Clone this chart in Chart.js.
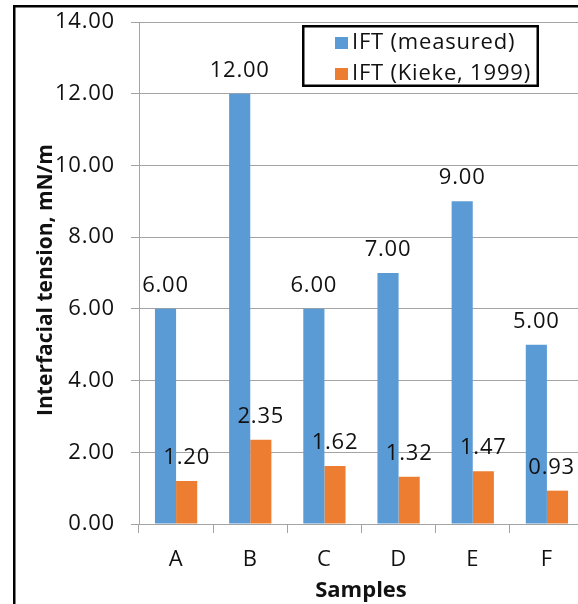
<!DOCTYPE html>
<html>
<head>
<meta charset="utf-8">
<script src="https://cdn.jsdelivr.net/npm/chart.js@4"></script>
<style>
  html, body { margin: 0; padding: 0; overflow: hidden; background: #fff; width: 578px; height: 604px; }
  canvas { display: block; }
</style>
</head>
<body>
<canvas id="c" width="600" height="604"></canvas>
<script>
// Interfacial tension per sample: measured vs. Kieke (1999) correlation
const samples = ['A', 'B', 'C', 'D', 'E', 'F'];
const measured = [6.00, 12.00, 6.00, 7.00, 9.00, 5.00];
const kieke = [1.20, 2.35, 1.62, 1.32, 1.47, 0.93];
const yTicks = [0, 2, 4, 6, 8, 10, 12, 14];
const seriesNames = ['IFT (measured)', 'IFT (Kieke, 1999)'];
const axisTitles = { x: 'Samples', y: 'Interfacial tension, mN/m' };

const FONT = "'Open Sans', sans-serif";
const TEXT = '#111';
const GRID = '#a3a3a3';
const SPACING = '0.8px';

// slightly open letter spacing for the chart text
const textSpacing = {
  id: 'textSpacing',
  beforeUpdate(chart) { chart.ctx.letterSpacing = SPACING; },
  beforeDraw(chart) { chart.ctx.letterSpacing = SPACING; }
};

// value written above each bar
const valueLabels = {
  id: 'valueLabels',
  afterDatasetsDraw(chart) {
    const ctx = chart.ctx;
    ctx.save();
    ctx.letterSpacing = SPACING;
    ctx.font = `22px ${FONT}`;
    ctx.fillStyle = TEXT;
    ctx.textAlign = 'center';
    ctx.textBaseline = 'alphabetic';
    chart.data.datasets.forEach((ds, i) => {
      chart.getDatasetMeta(i).data.forEach((bar, j) => {
        const txt = ds.data[j].toFixed(2);
        const w = ctx.measureText(txt).width;
        const x = Math.min(bar.x, 575 - w / 2);
        ctx.fillText(txt, x, bar.y - 17);
      });
    });
    ctx.restore();
  }
};

// axis titles
const axisTitleText = {
  id: 'axisTitleText',
  afterDraw(chart) {
    const ctx = chart.ctx;
    const area = chart.chartArea;
    ctx.save();
    ctx.letterSpacing = '0px';
    ctx.fillStyle = TEXT;
    ctx.textAlign = 'center';
    ctx.textBaseline = 'alphabetic';
    ctx.font = `bold 22px ${FONT}`;
    ctx.fillText(axisTitles.x, 361, 597);
    ctx.font = `bold 21px ${FONT}`;
    ctx.translate(52, 280);
    ctx.rotate(-Math.PI / 2);
    ctx.fillText(axisTitles.y, 0, 0);
    ctx.restore();
  }
};

// boxed legend in the upper right of the plot
const boxedLegend = {
  id: 'boxedLegend',
  afterDraw(chart) {
    const ctx = chart.ctx;
    const x0 = 302, y0 = 25, w = 237, h = 62;
    ctx.save();
    ctx.fillStyle = '#fff';
    ctx.fillRect(x0, y0, w, h);
    ctx.lineWidth = 2.5;
    ctx.strokeStyle = '#000';
    ctx.strokeRect(x0 + 1.25, y0 + 1.25, w - 2.5, h - 2.5);
    ctx.letterSpacing = SPACING;
    ctx.font = `22px ${FONT}`;
    ctx.textAlign = 'left';
    ctx.textBaseline = 'alphabetic';
    chart.data.datasets.forEach((ds, i) => {
      const dy = i * 31;
      ctx.fillStyle = ds.backgroundColor;
      ctx.fillRect(335, 37 + dy, 13, 12);
      ctx.fillStyle = TEXT;
      ctx.fillText(ds.label, 352, 49 + dy);
    });
    ctx.restore();
  }
};

// outer chart frame (its right and bottom edges lie past the page)
const outerFrame = {
  id: 'outerFrame',
  afterDraw(chart) {
    const ctx = chart.ctx;
    ctx.save();
    ctx.lineWidth = 2.5;
    ctx.strokeStyle = '#000';
    ctx.strokeRect(14.25, 6.25, 1000, 1000);
    ctx.restore();
  }
};

new Chart(document.getElementById('c'), {
  type: 'bar',
  data: {
    labels: samples,
    datasets: [
      { label: seriesNames[0], data: measured, backgroundColor: '#5B9BD5', borderWidth: 0 },
      { label: seriesNames[1], data: kieke, backgroundColor: '#ED7D31', borderWidth: 0 }
    ]
  },
  options: {
    responsive: false,
    animation: false,
    devicePixelRatio: 1,
    layout: { padding: { top: 22, right: 16, left: 0, bottom: 0 } },
    datasets: { bar: { categoryPercentage: 0.57, barPercentage: 1.0 } },
    plugins: {
      legend: { display: false },
      tooltip: { enabled: false }
    },
    scales: {
      x: {
        offset: true,
        afterFit(s) { s.height = 80; s.paddingLeft = 0; s.paddingRight = 0; },
        grid: { display: true, drawOnChartArea: false, drawTicks: true, tickLength: 9, color: GRID, offset: true },
        border: { display: true, color: GRID, width: 1 },
        ticks: { color: TEXT, font: { family: FONT, size: 22 }, padding: 14, maxRotation: 0 }
      },
      y: {
        min: 0,
        max: 14,
        afterFit(s) { s.width = 139; s.paddingTop = 0; s.paddingBottom = 0; },
        afterBuildTicks(s) { s.ticks = yTicks.map(v => ({ value: v })); },
        grid: { color: GRID, lineWidth: 1, drawTicks: true, tickLength: 8 },
        border: { display: true, color: GRID, width: 1 },
        ticks: { color: TEXT, font: { family: FONT, size: 22 }, padding: 16, callback: v => Number(v).toFixed(2) }
      }
    }
  },
  plugins: [textSpacing, valueLabels, axisTitleText, boxedLegend, outerFrame]
});
</script>
</body>
</html>
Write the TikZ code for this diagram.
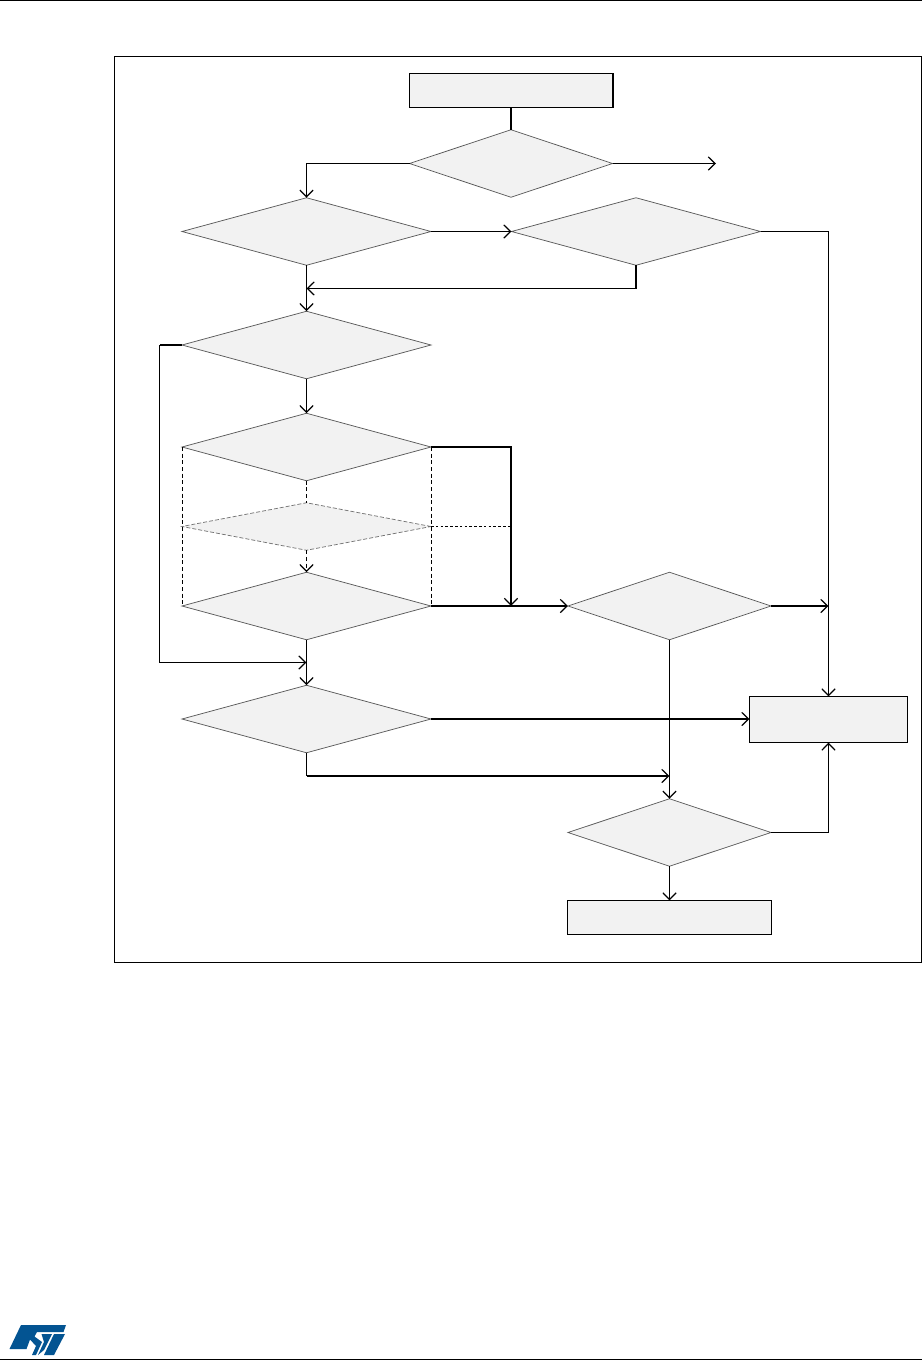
\documentclass[tikz,border=0pt]{standalone}
\usetikzlibrary{arrows.meta,shapes.geometric}
\definecolor{boxfill}{RGB}{242,242,242}
\definecolor{stblue}{RGB}{3,84,146}
\tikzset{
  x=0.75pt,y=-0.75pt,
  dec/.style={shape=diamond,draw=black!65,line width=0.55pt,fill=boxfill,inner sep=0pt,outer sep=0pt,minimum width=#1*0.75pt,minimum height=67.5*0.75pt},
  decdash/.style={shape=diamond,draw=black!55,line width=0.55pt,fill=boxfill,inner sep=0pt,outer sep=0pt,dashed,dash pattern=on 3pt off 1.5pt,minimum width=249*0.75pt,minimum height=47.5*0.75pt},
  proc/.style={shape=rectangle,draw=black,line width=0.85pt,fill=boxfill,inner sep=0pt,outer sep=0pt},
  tip/.style={-{Straight Barb[length=5.2pt,width=10pt,line width=0.9pt]}},
  thin line/.style={line width=0.85pt},
  thick line/.style={line width=1.5pt},
  dash line/.style={line width=0.75pt,dash pattern=on 3pt off 2pt},
  frame/.style={draw=black,line width=0.85pt},
}
\begin{document}
\begin{tikzpicture}
\useasboundingbox (0,0) rectangle (922,1361);
\fill[white] (0,0) rectangle (922,1361);
% page rules
\draw[line width=0.85pt] (0,0.5) -- (922,0.5);
\draw[line width=0.85pt] (0,1359.5) -- (922,1359.5);
% frame
\draw[frame] (114.5,56.5) rectangle (921.5,962.5);
% nodes
\node[proc,minimum width=203.6*0.75pt,minimum height=34*0.75pt] (start) at (511.2,90.5) {};
\node[dec=203] (d1) at (511,163.5) {};
\node[dec=249] (d2) at (306.5,231.5) {};
\node[dec=249] (d3) at (636,231.5) {};
\node[dec=249] (d4) at (306.5,345) {};
\node[dec=249] (d5) at (306.5,447) {};
\node[decdash] (d6) at (306.5,526.5) {};
\node[dec=249] (d7) at (306.5,606) {};
\node[dec=249] (d8) at (306.5,719) {};
\node[dec=203] (d9) at (669.5,606) {};
\node[dec=203] (d10) at (669.5,832.5) {};
\node[proc,minimum width=158*0.75pt,minimum height=46*0.75pt] (err) at (828.5,719.5) {};
\node[proc,minimum width=204*0.75pt,minimum height=34*0.75pt] (done) at (669.5,917.5) {};
% free ends and junctions
\coordinate (out1) at (716,163.5);
\coordinate (j3) at (306.5,288.5);
\coordinate (leftx) at (159.5,345);
\coordinate (j4) at (306.5,662.5);
\coordinate (busx) at (511,606);
\coordinate (j9) at (828.5,606);
\coordinate (j8) at (669.5,776);
% connectors
\draw[thick line] (start.south -| d1.north) -- (d1.north);
\draw[thin line,tip] (d1.west) -| (d2.north);
\draw[thin line,tip] (d1.east) -- (out1);
\draw[thin line,tip] (d2.east) -- (d3.west);
\draw[thin line,tip] (d2.south) -- (d4.north);
\draw[thin line,tip] (d3.south) |- (j3);
\draw[thin line,tip] (d3.east) -| (err.north);
\draw[thick line] (d4.west) -- (leftx);
\draw[thin line,tip] (leftx) |- (j4);
\draw[thin line,tip] (d4.south) -- (d5.north);
\draw[thick line,tip] (d5.east) -| (busx);
\draw[thick line,tip] (d7.east) -- (d9.west);
\draw[thin line,tip] (d7.south) -- (d8.north);
\draw[dash line] (d5.south) -- (d6.north);
\draw[dash line,tip] (d6.south) -- (d7.north);
\draw[dash line] (d5.west) -- (d7.west);
\draw[dash line] (d5.east) -- (d7.east);
\draw[line width=0.7pt,dash pattern=on 2pt off 1.6pt] (d6.east) -- (d6.east -| busx);
\draw[thick line,tip] (d8.east) -- (d8.east -| err.west);
\draw[thin line] (d8.south) -- (d8.south |- j8);
\draw[thick line,tip] (d8.south |- j8) -- (j8);
\draw[thin line] (d9.south) -- (j8);
\draw[thin line,tip] (j8) -- (d10.north);
\draw[thick line,tip] (d9.east) -- (j9);
\draw[thin line,tip] (d10.east) -| (err.south);
\draw[thin line,tip] (d10.south) -- (done.north);
% logo
\fill[stblue] (21,1325) -- (66,1325) -- (63.5,1332) -- (37,1332) -- (34.5,1336.5) -- (42,1342) -- (36,1355) -- (32,1355) -- (36,1346) -- (30,1339.5) -- (26.5,1349) -- (9.5,1349) -- cycle;
\fill[stblue] (41.5,1334) -- (52,1334) -- (44,1350) -- (38,1355) -- (44,1342) -- cycle;
\fill[stblue] (54,1334) -- (65,1334) -- (54,1355) -- (44,1355) -- cycle;
\end{tikzpicture}
\end{document}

+++

-- Problem details --
Lines containing the string "this" are to be selected and copied.

-- The result --
Clone this chart in Chart.js.
Write the TikZ code for this diagram.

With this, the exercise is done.